Implement a simple hash table with chaining from scratch. Experiment with different hash functions and load factors to observe their effect on collision rates. Then examine how Python's dict handles resizing.
You already know that arrays give O(1) access by index — if you know the position, retrieval is instant. But what if you want to look things up by name rather than position? Hash tables solve exactly this problem: they let you store and retrieve values using arbitrary keys (strings, integers, objects) in O(1) average time.

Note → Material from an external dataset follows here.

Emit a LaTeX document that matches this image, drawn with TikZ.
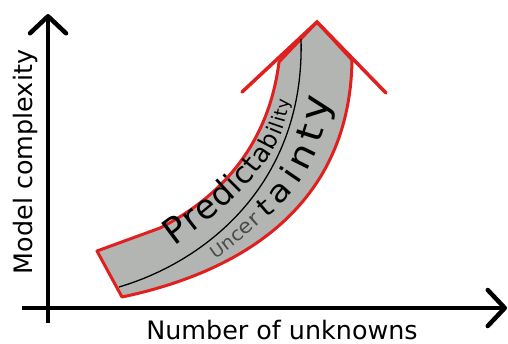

The mechanism is elegant: a hash function converts any key into an integer, and that integer (modulo the table size) becomes the array index. For example, the key `"alice"` might hash to 42, and with a table of 100 slots, she is stored at index 42. Lookup is then O(1): hash the key, go to that index, done. The challenge is that the key space is typically enormous (all possible strings, for instance) while the table size is small, so many keys inevitably map to the same index — a collision. This is not a failure; it is expected and must be handled.

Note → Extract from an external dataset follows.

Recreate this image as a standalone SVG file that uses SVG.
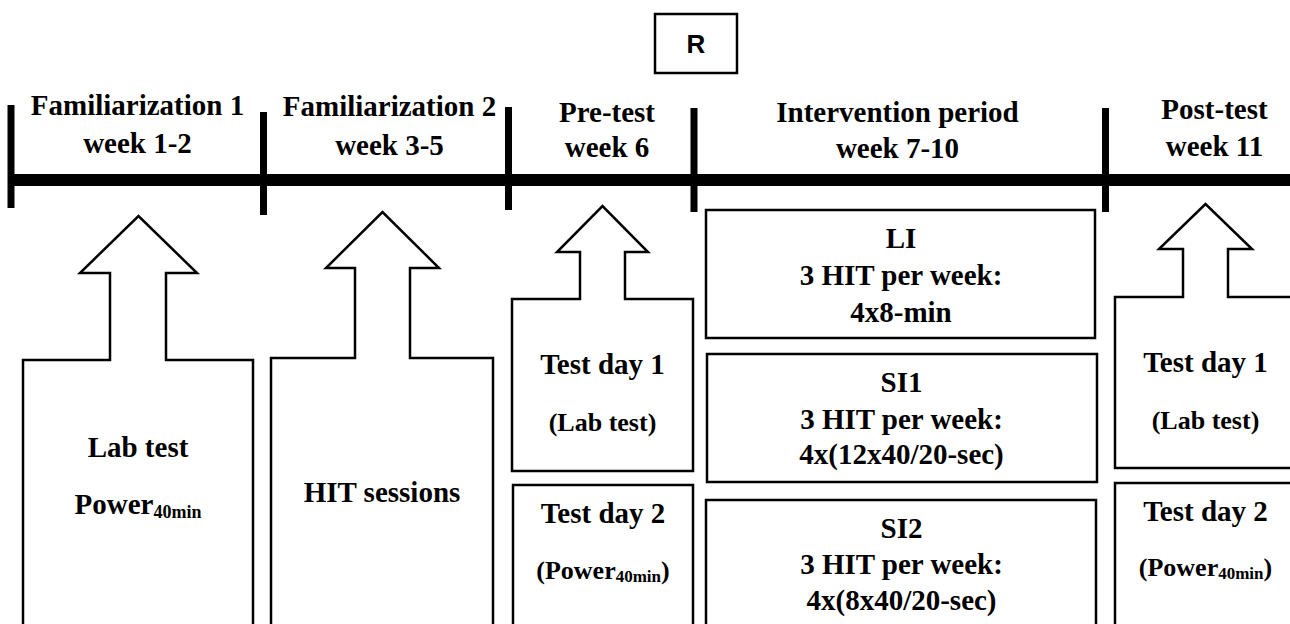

The two dominant collision resolution strategies are chaining and open addressing. Chaining stores a linked list at each slot; colliding entries are appended to the list. Open addressing keeps the table flat: on collision, the algorithm probes a sequence of other slots (linear probing, quadratic probing, or double hashing) until it finds an empty one. Chaining handles high load factors gracefully; open addressing has better cache performance because everything stays in the array. The choice between them is a real engineering tradeoff.
Performance degrades when the load factor (items / slots) grows too high. With many items and few slots, collisions become frequent and collision chains grow long, pushing lookup toward O(n). This is why hash tables resize — typically doubling the array size and rehashing all entries — when the load factor exceeds a threshold. The resizing itself is O(n), but it happens infrequently enough that the average cost per insertion is still O(1), which is an amortized analysis result you may have seen in that prerequisite topic.

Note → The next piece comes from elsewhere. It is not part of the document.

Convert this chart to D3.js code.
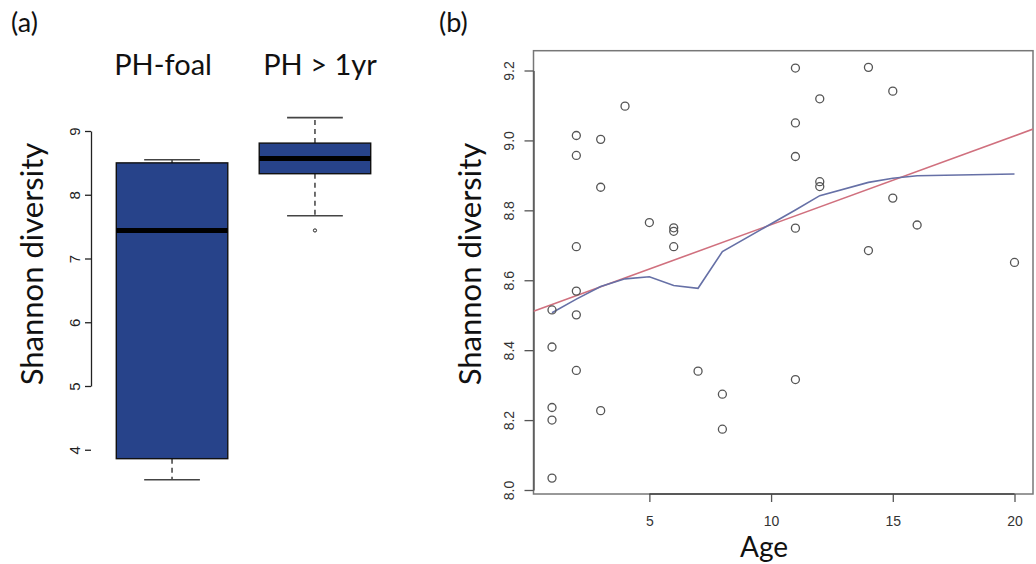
<!DOCTYPE html>
<html><head><meta charset="utf-8">
<script src="https://cdn.jsdelivr.net/npm/d3@7/dist/d3.min.js"></script>
<style>body{margin:0;background:#fff}svg{display:block}</style>
</head><body>
<svg id="c" width="1036" height="564"></svg>
<script>
// ---- Panel (a) data ----
const groups = ["PH-foal", "PH > 1yr"];
const boxLow = [3.53, 7.67];      // lower whisker
const boxQ1 = [3.86, 8.33];
const boxMedian = [7.44, 8.57];
const boxQ3 = [8.50, 8.81];
const boxHigh = [8.55, 9.21];     // upper whisker
const boxOutliers = [[], [7.44]];
const aTicks = [4, 5, 6, 7, 8, 9];

// ---- Panel (b) data ----
const ages = [1,1,1,1,1, 2,2,2,2,2,2, 3,3,3, 4, 5, 6,6,6, 7, 8,8, 11,11,11,11,11, 12,12,12, 14,14, 15,15, 16, 20];
const shannon = [8.515,8.409,8.236,8.200,8.034, 9.014,8.957,8.696,8.569,8.501,8.342, 9.003,8.866,8.227, 9.098, 8.765, 8.750,8.740,8.696, 8.340, 8.274,8.174, 9.207,9.050,8.954,8.749,8.316, 9.119,8.882,8.868, 9.209,8.685, 9.141,8.835, 8.758, 8.651];
const fitCoef = [8.505, 0.0254]; // intercept, slope (linear fit)
const lowessAge = [1,2,3,4,5,6,7,8,11,12,14,15,16,20];
const lowessVal = [8.507,8.546,8.582,8.604,8.610,8.585,8.577,8.682,8.801,8.842,8.880,8.892,8.899,8.904];
const bXTicks = [5, 10, 15, 20];
const bYTicks = [8.0, 8.2, 8.4, 8.6, 8.8, 9.0, 9.2];

const svg = d3.select("#c");
const labelFont = "Lato, 'Open Sans', sans-serif";
const tickFont = "'Liberation Sans', Arial, sans-serif";

// ===== Panel (a) =====
const ya = d3.scaleLinear().domain([5, 9]).range([386, 131]);
const xa = d3.scaleBand().domain(groups).range([102, 385]).paddingInner(0.22).paddingOuter(0.1);
const ga = svg.append("g");

const axA = ga.append("g").attr("transform", "translate(91,0)")
  .call(d3.axisLeft(ya).tickValues(aTicks).tickSize(6).tickSizeOuter(0).tickFormat(d3.format("d")));
axA.select(".domain").attr("stroke", "#222").attr("stroke-width", 1.3);
axA.selectAll(".tick line").attr("stroke", "#222").attr("stroke-width", 1.3);
axA.selectAll(".tick text").attr("font-family", tickFont).attr("font-size", 15).attr("fill", "#222")
  .attr("x", 0).attr("dy", 0).attr("text-anchor", "middle")
  .attr("transform", "translate(-11,0) rotate(-90)");

const labelShift = [-9, 5];
groups.forEach((g, i) => {
  const x0 = xa(g), w = xa.bandwidth(), cx = x0 + w / 2;
  const capW = w * 0.5;
  ga.append("line").attr("x1", cx).attr("x2", cx).attr("y1", ya(boxQ3[i])).attr("y2", ya(boxHigh[i]))
    .attr("stroke", "#333").attr("stroke-width", 1.4).attr("stroke-dasharray", "5,4");
  ga.append("line").attr("x1", cx).attr("x2", cx).attr("y1", ya(boxQ1[i])).attr("y2", ya(boxLow[i]))
    .attr("stroke", "#333").attr("stroke-width", 1.4).attr("stroke-dasharray", "5,4");
  [boxHigh[i], boxLow[i]].forEach(v => {
    ga.append("line").attr("x1", cx - capW / 2).attr("x2", cx + capW / 2).attr("y1", ya(v)).attr("y2", ya(v))
      .attr("stroke", "#444").attr("stroke-width", 1.6);
  });
  ga.append("rect").attr("x", x0).attr("width", w).attr("y", ya(boxQ3[i])).attr("height", ya(boxQ1[i]) - ya(boxQ3[i]))
    .attr("fill", "#27438A").attr("stroke", "#111").attr("stroke-width", 1.4);
  ga.append("line").attr("x1", x0).attr("x2", x0 + w).attr("y1", ya(boxMedian[i])).attr("y2", ya(boxMedian[i]))
    .attr("stroke", "#000").attr("stroke-width", 5);
  boxOutliers[i].forEach(v => {
    ga.append("circle").attr("cx", cx).attr("cy", ya(v)).attr("r", 1.6)
      .attr("fill", "none").attr("stroke", "#222").attr("stroke-width", 1);
  });
  ga.append("text").attr("x", cx + labelShift[i]).attr("y", 75).attr("text-anchor", "middle")
    .attr("font-family", labelFont).attr("font-size", 29).attr("fill", "#111").text(g);
});

ga.append("text").attr("transform", "translate(43,264) rotate(-90)").attr("text-anchor", "middle")
  .attr("font-family", labelFont).attr("font-size", 31).attr("fill", "#111").text("Shannon diversity");
ga.append("text").attr("x", 11).attr("y", 32).attr("font-family", labelFont).attr("font-size", 27)
  .attr("fill", "#111").text("(a)");

// ===== Panel (b) =====
const xb = d3.scaleLinear().domain([0.24, 20.76]).range([533.5, 1033]);
const yb = d3.scaleLinear().domain([8.0, 9.2]).range([490, 70.5]);
const yTop = yb.invert(50.7), yBot = yb.invert(494);
const gb = svg.append("g");

gb.append("rect").attr("x", xb.range()[0]).attr("y", yb(yTop)).attr("width", xb.range()[1] - xb.range()[0])
  .attr("height", yb(yBot) - yb(yTop)).attr("fill", "none").attr("stroke", "#777").attr("stroke-width", 1.5);

const axBX = gb.append("g").attr("transform", `translate(0,${yb(yBot)})`)
  .call(d3.axisBottom(xb).tickValues(bXTicks).tickSize(8).tickSizeOuter(0).tickFormat(d3.format("d")));
axBX.select(".domain").remove();
gb.append("line").attr("x1", xb(5)).attr("x2", xb(20)).attr("y1", yb(yBot)).attr("y2", yb(yBot))
  .attr("stroke", "#444").attr("stroke-width", 1.6);
axBX.selectAll(".tick line").attr("stroke", "#555").attr("stroke-width", 1.3);
axBX.selectAll(".tick text").attr("font-family", tickFont).attr("font-size", 14).attr("fill", "#333")
  .attr("y", 0).attr("dy", 0).attr("transform", "translate(0,32)");

const axBY = gb.append("g").attr("transform", `translate(${xb.range()[0]},0)`)
  .call(d3.axisLeft(yb).tickValues(bYTicks).tickSize(9).tickSizeOuter(0).tickFormat(d3.format(".1f")));
axBY.select(".domain").attr("stroke", "#555").attr("stroke-width", 1.4);
axBY.selectAll(".tick line").attr("stroke", "#555").attr("stroke-width", 1.3);
axBY.selectAll(".tick text").attr("font-family", tickFont).attr("font-size", 14).attr("fill", "#333")
  .attr("x", 0).attr("dy", 0).attr("text-anchor", "middle")
  .attr("transform", "translate(-20,0) rotate(-90)");

const clipId = "clipb";
gb.append("clipPath").attr("id", clipId).append("rect")
  .attr("x", xb.range()[0]).attr("y", yb(yTop)).attr("width", xb.range()[1] - xb.range()[0]).attr("height", yb(yBot) - yb(yTop));
const xd = xb.domain();
gb.append("line").attr("clip-path", `url(#${clipId})`)
  .attr("x1", xb(xd[0])).attr("y1", yb(fitCoef[0] + fitCoef[1] * xd[0]))
  .attr("x2", xb(xd[1])).attr("y2", yb(fitCoef[0] + fitCoef[1] * xd[1]))
  .attr("stroke", "#D0707E").attr("stroke-width", 1.6);

gb.append("path").datum(lowessAge.map((a, i) => [a, lowessVal[i]]))
  .attr("d", d3.line().x(d => xb(d[0])).y(d => yb(d[1])))
  .attr("fill", "none").attr("stroke", "#6670A6").attr("stroke-width", 1.6);

gb.selectAll("circle.pt").data(ages.map((a, i) => [a, shannon[i]])).enter().append("circle")
  .attr("class", "pt").attr("cx", d => xb(d[0])).attr("cy", d => yb(d[1])).attr("r", 4)
  .attr("fill", "none").attr("stroke", "#555").attr("stroke-width", 1.3);

gb.append("text").attr("transform", "translate(481,264) rotate(-90)").attr("text-anchor", "middle")
  .attr("font-family", labelFont).attr("font-size", 31).attr("fill", "#111").text("Shannon diversity");
gb.append("text").attr("x", 764).attr("y", 557).attr("text-anchor", "middle")
  .attr("font-family", labelFont).attr("font-size", 28).attr("fill", "#111").text("Age");
gb.append("text").attr("x", 439).attr("y", 32).attr("font-family", labelFont).attr("font-size", 27)
  .attr("fill", "#111").text("(b)");
</script>
</body></html>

A subtle misconception worth addressing: the O(1) claim assumes a good hash function and a low load factor. A bad hash function that maps all keys to the same slot gives O(n) always. And because adversaries can sometimes craft inputs that break a fixed hash function, production systems often use randomized hash seeds — so that even if an attacker knows your table size, they cannot predict which keys will collide. This is why Python randomizes its hash seed at startup.